Innenministerin Nancy Faeser (SPD) will das geplante Quick-Freeze-Verfahrens kippen und fordert die Einführung der Vorratsdatenspeicherung.
Wie die Süddeutsche Zeitung heute hinter ihrer Paywall berichtet, gibt es wegen der Vorratsdatenspeicherung (VDS) Streit in der Koalition. Innenministerin Nancy Faeser kann sich mit der bereits ausgehandelten Übereinkunft nicht anfreunden. Eigentlich hatte man in Absprache mit Justizminister Marco Buschmann (FDP) geplant, statt der Vorratsdatenspeicherung Kriminelle mithilfe des Quick-Freeze-Verfahrens dingfest zu machen.

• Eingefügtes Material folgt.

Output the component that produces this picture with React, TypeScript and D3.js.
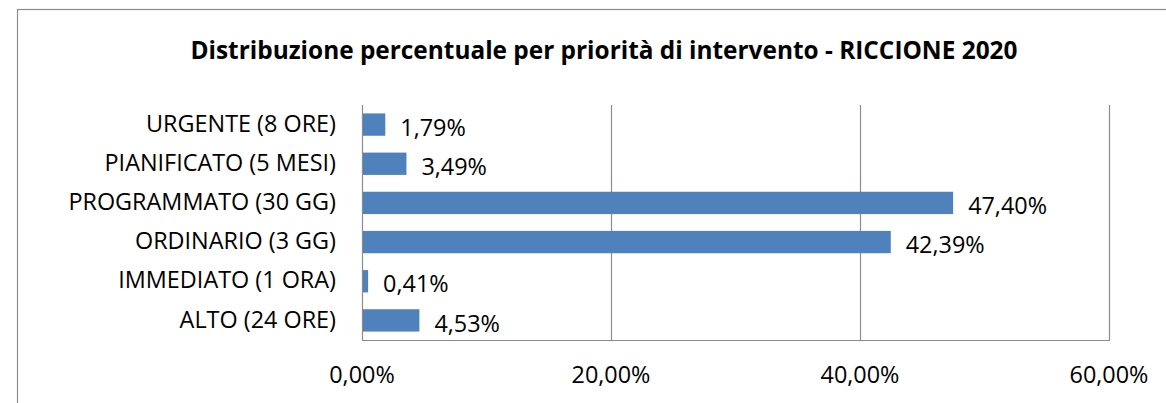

Faeser beharrt auf Wiedereinführung der VDS
Zur Aufklärung schwerer Verbrechen sollten künftig eigentlich nur im Bedarfsfall die Daten gespeichert (also eingefroren) werden, die die Behörden für die Aufklärung einer Straftat benötigen. Die VDS umfasst hingegen die Speicherung aller Telekommunikationsdaten der Mobilfunk-, Telefon- und Internetanbieter Deutschlands.
Wenn eine Behörde dies will, könnte sie dann anhand der Mobilfunkdaten beispielsweise nachweisen, wann sich Tatverdächtige zu bestimmten Uhrzeiten aufgehalten haben. Auch Bewegungsprofile mit einer Genauigkeit auf 50 Meter, also wöchentlich wiederkehrende Aktivitäten der Verdächtigen, kann man aufgrund der vielen Daten auslesen.
Für Buschmann ist die VDS nichts als ein „totes Recht„
Die Forderung des Innenministeriums kommt überraschend, weil die Regelungen der anlasslosen Speicherung aller Bürgerinnen und Bürger schon mehrfach höchstrichterlich abgelehnt wurden. Im Vorfeld hatte ein Sprecher Buschmanns angedeutet, die VDS bleibe nur noch als „totes Recht bestehen„. Das sieht Frau Faeser offenkundig ganz anders. Vor zwei Jahren hat sich sich noch komplett gegenteilig geäußert.
Quick-Freeze-Verfahren angeblich nicht ausreichend
Laut Faeser sei die IP-Adresse des Tatverdächtigen „oft der einzige Ermittlungsansatz„. Die Innenministerin sieht die Vorratsdatenspeicherung quasi als Grundlage des Quick-Freeze-Verfahrens. Die Ministerien würden über dieses Thema noch weiter verhandeln. Dies habe man zumindest ausgemacht.
Auch die Terrorabwehr nimmt man erneut als Grundlage, um ein ganzes Volk ohne jeden Grund überwachen zu können. Da Cyberkriminelle sowieso ihre Spuren digital verwischen, beispielsweise indem sie ein VPN* oder die IP-Adresse eines gekaperten PCs nutzen, werden sie von den geplanten Maßnahmen sowieso nicht betroffen sein. Gespeichert werden aber im Gegensatz dazu die Daten aller Bundesbürger.
BKA und Geheimdienste fordern die Wiedereinführung
Mehrere Sicherheits- und Strafermittlungsbehörden haben bereits angemahnt, wie wichtig ihnen die Wiedereinführung der VDS ist. Nur so könne man Täter in den Bereichen Kinderpornografie, Terrorismus, Hasskriminalität oder bei anderen schwerwiegenden Delikten erfolgsversprechend verfolgen.
Kritiker hoffen auf die Weisheit des Bundesverfassungsgerichts
Innerhalb der Koalition besteht in diesem Punkt seit mehr als eineinhalb Jahren Uneinigkeit. Doch in den Jahren 2010 und 2017 erklärte das Bundesverfassungsgericht das Gesetz in der damaligen Fassung für rechtswidrig. 2022 bestätigte auch der Europäische Gerichtshof (EuGH) seine Zweifel an der gesetzlichen Vorgabe. Gleichzeitig legte man Voraussetzungen fest, unter denen eine „allgemeine und unterschiedslose“ Vorratsdatenspeicherung zulässig sei.
Und genau darauf beruft man sich jetzt in der Hoffnung, nicht zum dritten Mal in Folge vor dem höchsten deutschen Gericht zu scheitern. Eine spannende Chronik des wiederholten Scheiterns vor dem Bundesverfassungsgericht hat im September 2022 der Verein digitalcourage vorgestellt.